DEFCON 1 Reviews: ‘The 15:17 to Paris’

The Ups, the Downs, and the Sacrifice That Wasn’t Quite Worth It


Warner Bros.

Going into 15:17 to Paris, I had very little notion of what the actual story was. I knew it was based on a true story in which friends stopped a terrorist on a train, but I didn’t do any research on them so that I could enjoy the movie to its fullest extent. The thing about this film, however, was that even if I had gotten all of the information beforehand, it wouldn’t have been any more satisfying. Clint Eastwood’s choice to star the actual heroes of the event as actors was a poor one, and this flaw was exponentialized by the fact that the plot was paced haphazardly.

But, as always, let’s start with the good stuff.

The Cool Kids

My favorite scenes in the film were those that depicted the heroes as middle school kids. These provided the deepest, most satisfying exposition in the movie. Seeing each character as a young child and identifying with their struggles made them far more likable than they would have been as characters without this development (primarily because the characters were bland as adults).

Simply Sadler

Now, it may not technically count because he’s an actual actor, but Anthony Sadler’s performance in 15:17 was by far the best. He had an onscreen presence that was believable, and he acted his own role without making it look like he was acting. He essentially carried the movie’s humor on his back, which is not necessarily good considering the fact that the film attempts at humor quite a bit.

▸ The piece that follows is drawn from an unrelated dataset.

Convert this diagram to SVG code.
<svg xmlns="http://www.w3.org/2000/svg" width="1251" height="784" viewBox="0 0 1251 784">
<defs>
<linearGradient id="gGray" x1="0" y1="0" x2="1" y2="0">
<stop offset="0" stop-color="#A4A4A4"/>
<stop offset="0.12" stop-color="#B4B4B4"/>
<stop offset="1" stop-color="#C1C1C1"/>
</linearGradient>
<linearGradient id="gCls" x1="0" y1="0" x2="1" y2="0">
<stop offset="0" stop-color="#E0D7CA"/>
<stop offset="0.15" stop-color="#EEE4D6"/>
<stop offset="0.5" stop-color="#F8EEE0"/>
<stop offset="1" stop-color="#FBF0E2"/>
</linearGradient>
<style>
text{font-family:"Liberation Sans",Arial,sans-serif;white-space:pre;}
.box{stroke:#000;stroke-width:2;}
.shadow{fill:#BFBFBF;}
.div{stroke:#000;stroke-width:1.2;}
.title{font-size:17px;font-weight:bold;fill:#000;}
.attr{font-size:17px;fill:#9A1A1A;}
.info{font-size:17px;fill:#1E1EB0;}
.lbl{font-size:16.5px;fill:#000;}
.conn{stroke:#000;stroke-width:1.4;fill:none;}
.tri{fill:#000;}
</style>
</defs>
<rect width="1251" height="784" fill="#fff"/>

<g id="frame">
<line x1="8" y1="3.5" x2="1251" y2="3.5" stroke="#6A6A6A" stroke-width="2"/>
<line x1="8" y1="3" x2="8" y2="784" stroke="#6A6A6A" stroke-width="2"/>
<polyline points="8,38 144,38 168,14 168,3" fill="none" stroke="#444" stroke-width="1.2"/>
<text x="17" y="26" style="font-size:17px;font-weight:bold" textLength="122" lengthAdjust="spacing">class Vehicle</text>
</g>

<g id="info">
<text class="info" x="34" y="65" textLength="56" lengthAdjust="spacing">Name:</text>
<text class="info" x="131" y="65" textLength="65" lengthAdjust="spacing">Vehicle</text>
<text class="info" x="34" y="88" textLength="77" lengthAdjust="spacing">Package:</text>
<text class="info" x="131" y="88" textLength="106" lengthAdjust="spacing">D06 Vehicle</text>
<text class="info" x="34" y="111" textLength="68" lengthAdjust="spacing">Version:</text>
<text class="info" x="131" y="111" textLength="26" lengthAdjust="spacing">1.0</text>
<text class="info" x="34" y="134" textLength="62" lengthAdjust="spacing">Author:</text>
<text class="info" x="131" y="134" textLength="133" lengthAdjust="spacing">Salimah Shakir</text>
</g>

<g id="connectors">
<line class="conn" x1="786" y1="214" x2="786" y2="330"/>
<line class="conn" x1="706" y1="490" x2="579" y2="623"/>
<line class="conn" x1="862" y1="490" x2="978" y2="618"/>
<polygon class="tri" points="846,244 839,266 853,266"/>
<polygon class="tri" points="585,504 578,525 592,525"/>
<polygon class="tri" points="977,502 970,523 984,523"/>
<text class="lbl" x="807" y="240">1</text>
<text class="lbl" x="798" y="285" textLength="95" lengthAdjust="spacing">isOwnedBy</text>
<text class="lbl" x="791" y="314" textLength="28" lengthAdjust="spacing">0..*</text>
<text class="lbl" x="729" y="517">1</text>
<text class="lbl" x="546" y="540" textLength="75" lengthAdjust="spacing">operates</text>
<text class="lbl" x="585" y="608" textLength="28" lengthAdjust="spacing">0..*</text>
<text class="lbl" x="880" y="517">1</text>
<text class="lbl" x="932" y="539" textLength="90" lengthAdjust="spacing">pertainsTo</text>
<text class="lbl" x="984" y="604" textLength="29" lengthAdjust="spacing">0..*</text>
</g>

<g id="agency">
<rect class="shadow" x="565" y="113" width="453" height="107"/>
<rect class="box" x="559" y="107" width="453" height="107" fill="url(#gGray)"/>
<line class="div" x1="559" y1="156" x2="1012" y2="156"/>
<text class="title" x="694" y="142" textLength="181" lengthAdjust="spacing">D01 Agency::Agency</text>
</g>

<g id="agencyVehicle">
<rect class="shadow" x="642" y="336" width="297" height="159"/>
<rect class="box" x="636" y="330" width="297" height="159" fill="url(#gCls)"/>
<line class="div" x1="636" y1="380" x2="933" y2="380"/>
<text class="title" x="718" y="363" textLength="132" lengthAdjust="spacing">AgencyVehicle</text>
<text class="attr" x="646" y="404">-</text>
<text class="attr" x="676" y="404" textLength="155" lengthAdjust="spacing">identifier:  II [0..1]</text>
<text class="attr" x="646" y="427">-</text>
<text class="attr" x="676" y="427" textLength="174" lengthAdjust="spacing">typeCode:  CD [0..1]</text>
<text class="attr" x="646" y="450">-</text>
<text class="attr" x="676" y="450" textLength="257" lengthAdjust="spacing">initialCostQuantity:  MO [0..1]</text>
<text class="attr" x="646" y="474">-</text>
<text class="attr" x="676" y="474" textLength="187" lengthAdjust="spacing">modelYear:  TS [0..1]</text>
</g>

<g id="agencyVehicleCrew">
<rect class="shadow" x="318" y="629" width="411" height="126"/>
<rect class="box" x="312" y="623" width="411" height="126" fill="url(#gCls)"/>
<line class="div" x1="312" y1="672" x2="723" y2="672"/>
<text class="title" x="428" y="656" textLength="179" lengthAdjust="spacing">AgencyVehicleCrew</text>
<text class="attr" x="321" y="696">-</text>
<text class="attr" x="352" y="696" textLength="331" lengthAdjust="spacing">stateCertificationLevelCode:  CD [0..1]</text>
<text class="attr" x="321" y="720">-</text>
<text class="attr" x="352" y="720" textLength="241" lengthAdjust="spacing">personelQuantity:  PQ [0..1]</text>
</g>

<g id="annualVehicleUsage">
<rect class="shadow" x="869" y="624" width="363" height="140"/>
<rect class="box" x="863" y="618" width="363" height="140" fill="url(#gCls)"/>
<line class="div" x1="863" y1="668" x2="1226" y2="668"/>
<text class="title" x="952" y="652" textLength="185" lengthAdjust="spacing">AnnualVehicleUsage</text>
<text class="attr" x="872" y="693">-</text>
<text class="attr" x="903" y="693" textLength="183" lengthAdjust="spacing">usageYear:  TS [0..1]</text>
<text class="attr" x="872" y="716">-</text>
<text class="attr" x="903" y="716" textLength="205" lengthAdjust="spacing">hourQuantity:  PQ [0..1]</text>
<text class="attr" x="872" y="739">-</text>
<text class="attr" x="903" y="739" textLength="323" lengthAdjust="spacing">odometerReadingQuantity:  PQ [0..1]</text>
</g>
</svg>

What You See Is What You Get

My favorite part of this movie was, by far, the cinematography. The camera angles were suspenseful and gave a strong feeling of foreshadowing throughout the movie. Lens flare was used at appropriate times (take notes J.J. Abrams), slow motion wasn’t overused like I thought it would be, and close-ups enhanced the suspense as much as they could.

15:17 to Paris was wrong in so many ways that this will, undoubtedly, be my shortest review so far. The film just didn’t have enough redeeming factors to make this review substantial, and that had me literally brainstorming as many good things as I could about it. Normally, I would segue into the negative portion of this review by putting things into perspective, but these flaws certainly speak for themselves.

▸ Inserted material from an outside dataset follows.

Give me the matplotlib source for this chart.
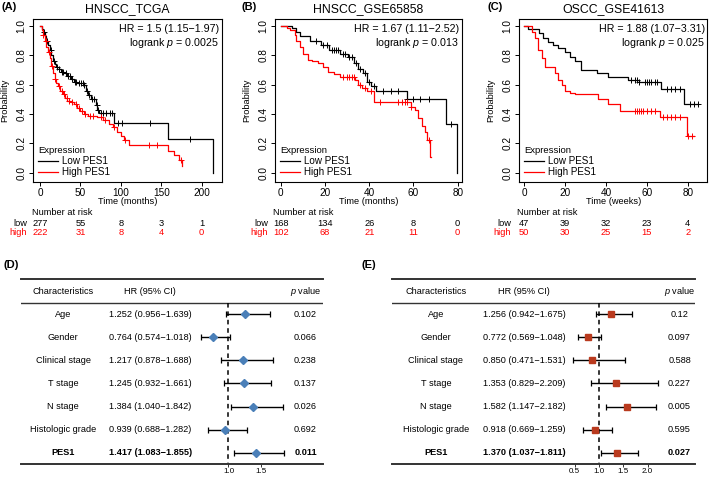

Say What You Mean, Mean What You Say

This film’s dialogue was awful. Plain and simple. The lines were choppy and scripted. Having the issue of a script that is ‘functional’ at best is an enormous flaw when characters are acting things that they ACTUALLY SAID! Maybe the heroes of the train ride aren’t actors, but that doesn’t mean they can’t recall the conversations leading up to the event that literally changed their lives. This was a movie formed on exposition and suspense, meaning the foreshadowing and buildup should have been strengthened by the dialogue, not weakened by it.

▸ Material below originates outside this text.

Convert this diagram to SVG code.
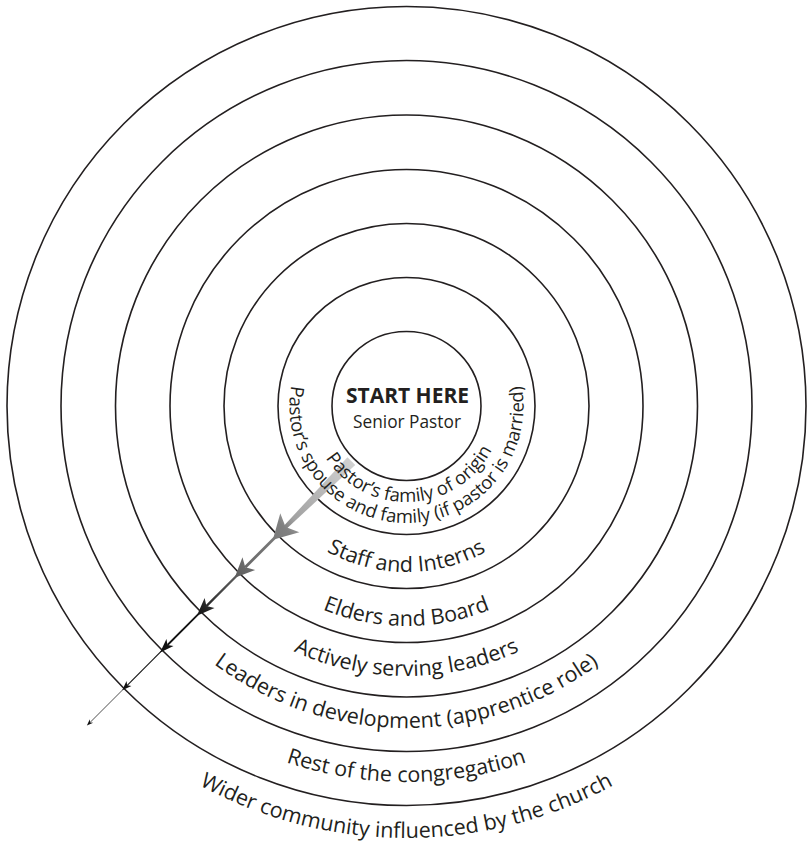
<svg xmlns="http://www.w3.org/2000/svg" width="809" height="845" viewBox="0 0 809 845">
<style>
.ring{fill:none;stroke:#231f20;stroke-width:1.6}
.lbl{font-family:"Open Sans","Noto Sans",sans-serif;fill:#231f20}
.r{font-size:21.5px}
.in{font-size:18.5px}
</style>
<defs>
<linearGradient id="ag" gradientUnits="userSpaceOnUse" x1="80" y1="0" x2="300" y2="0">
<stop offset="0" stop-color="#d0d0d0"/>
<stop offset="0.36" stop-color="#a2a2a2"/>
<stop offset="0.42" stop-color="#808080"/>
<stop offset="0.68" stop-color="#686868"/>
<stop offset="0.84" stop-color="#444444"/>
<stop offset="0.95" stop-color="#1c1c1c"/>
<stop offset="1" stop-color="#111111"/>
</linearGradient>
<path id="p1" d="M338.62 338.12 A96 96 0 1 0 474.38 338.12"/>
<path id="p2" d="M323.77 323.27 A117 117 0 1 0 489.23 323.27"/>
<path id="p3" d="M289.12 288.62 A166 166 0 1 0 523.88 288.62"/>
<path id="p4" d="M250.94 250.44 A220 220 0 1 0 562.06 250.44"/>
<path id="p5" d="M215.58 215.08 A270 270 0 1 0 597.42 215.08"/>
<path id="p6" d="M178.81 178.31 A322 322 0 1 0 634.19 178.31"/>
<path id="p7" d="M140.63 140.13 A376 376 0 1 0 672.37 140.13"/>
<path id="p8" d="M101.03 100.53 A432 432 0 1 0 711.97 100.53"/>
</defs>

<g id="rings">
<circle id="ring-wider" class="ring" cx="406.5" cy="406" r="399.5"/>
<circle id="ring-rest" class="ring" cx="406.5" cy="406" r="345.5"/>
<circle id="ring-development" class="ring" cx="406.5" cy="406" r="291"/>
<circle id="ring-active" class="ring" cx="406.5" cy="406" r="236.5"/>
<circle id="ring-elders" class="ring" cx="406.5" cy="406" r="182.5"/>
<circle id="ring-staff" class="ring" cx="406.5" cy="406" r="128.5"/>
<circle id="ring-pastor" class="ring" cx="406.5" cy="406" r="74.5"/>
</g>

<g id="connectors" transform="translate(406.5 406) rotate(135)" fill="url(#ag)" stroke="url(#ag)">
<polygon points="78,-5.5 172,-2 172,2 78,5.5" stroke="none"/>
<path d="M189 0 L165 -13.5 L171 0 L165 13.5 Z" stroke="none"/>
<line x1="170" y1="0" x2="228" y2="0" stroke-width="2.8" fill="none"/>
<path d="M243 0 L223 -9 L228 0 L223 9 Z" stroke="none"/>
<line x1="238" y1="0" x2="283" y2="0" stroke-width="2.3" fill="none"/>
<path d="M296.5 0 L278.5 -7 L283 0 L278.5 7 Z" stroke="none"/>
<line x1="294" y1="0" x2="338" y2="0" stroke-width="1.8" fill="none"/>
<path d="M348.5 0 L334.5 -5 L338 0 L334.5 5 Z" stroke="none"/>
<line x1="346" y1="0" x2="395" y2="0" stroke-width="1.1" fill="none"/>
<path d="M402 0 L392.5 -3.5 L395 0 L392.5 3.5 Z" stroke="none"/>
<line x1="400" y1="0" x2="448" y2="0" stroke-width="0.7" fill="none"/>
<path d="M452 0 L445.5 -2.4 L447.5 0 L445.5 2.4 Z" stroke="none"/>
</g>

<g id="node-pastor">
<text class="lbl" x="407.5" y="403" text-anchor="middle" font-size="21" font-weight="bold">START HERE</text>
<text class="lbl" x="407" y="428" text-anchor="middle" font-size="17.3">Senior Pastor</text>
</g>
<g id="node-family-origin">
<text class="lbl in"><textPath href="#p1" startOffset="51%" text-anchor="middle">Pastor’s family of origin</textPath></text>
</g>
<g id="node-spouse">
<text class="lbl in"><textPath href="#p2" startOffset="50%" text-anchor="middle">Pastor’s spouse and family (if pastor is married)</textPath></text>
</g>
<g id="node-staff">
<text class="lbl r"><textPath href="#p3" startOffset="50%" text-anchor="middle">Staff and Interns</textPath></text>
</g>
<g id="node-elders">
<text class="lbl r"><textPath href="#p4" startOffset="50%" text-anchor="middle">Elders and Board</textPath></text>
</g>
<g id="node-active">
<text class="lbl r"><textPath href="#p5" startOffset="50%" text-anchor="middle">Actively serving leaders</textPath></text>
</g>
<g id="node-development">
<text class="lbl r"><textPath href="#p6" startOffset="50%" text-anchor="middle">Leaders in development (apprentice role)</textPath></text>
</g>
<g id="node-rest">
<text class="lbl r"><textPath href="#p7" startOffset="50%" text-anchor="middle">Rest of the congregation</textPath></text>
</g>
<g id="node-wider">
<text class="lbl r"><textPath href="#p8" startOffset="50%" text-anchor="middle">Wider community influenced by the church</textPath></text>
</g>
</svg>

It’s All in the Exposition

This film’s biggest flaw is its structure. The trailers depict it as an intense, two-hour long train situation full of suspense and ending in apprehension of a terrorist. Instead of this, we got an hour and forty-five minutes of exposition (literally starting from childhood) and a whole five minutes of actual action. The background was fine and dandy except for the fact that this wasn’t fiction; there was no character development necessary because they are REAL people. Knowing about the movie’s premise had viewers walking into the theater to see a hostage situation, not to watch three kids play with BB guns in the forest.

The Wrap-Up

There really isn’t much to say about this film. 15:17 to Paris was too short to make me care and too long to keep me entertained with its substance. These heroes honestly belittled their own heroics by portraying themselves in such a poor reenactment. Clint Eastwood’s directing fell flat this time, and this was a true disappointment, especially after these three men saved almost a hundred lives.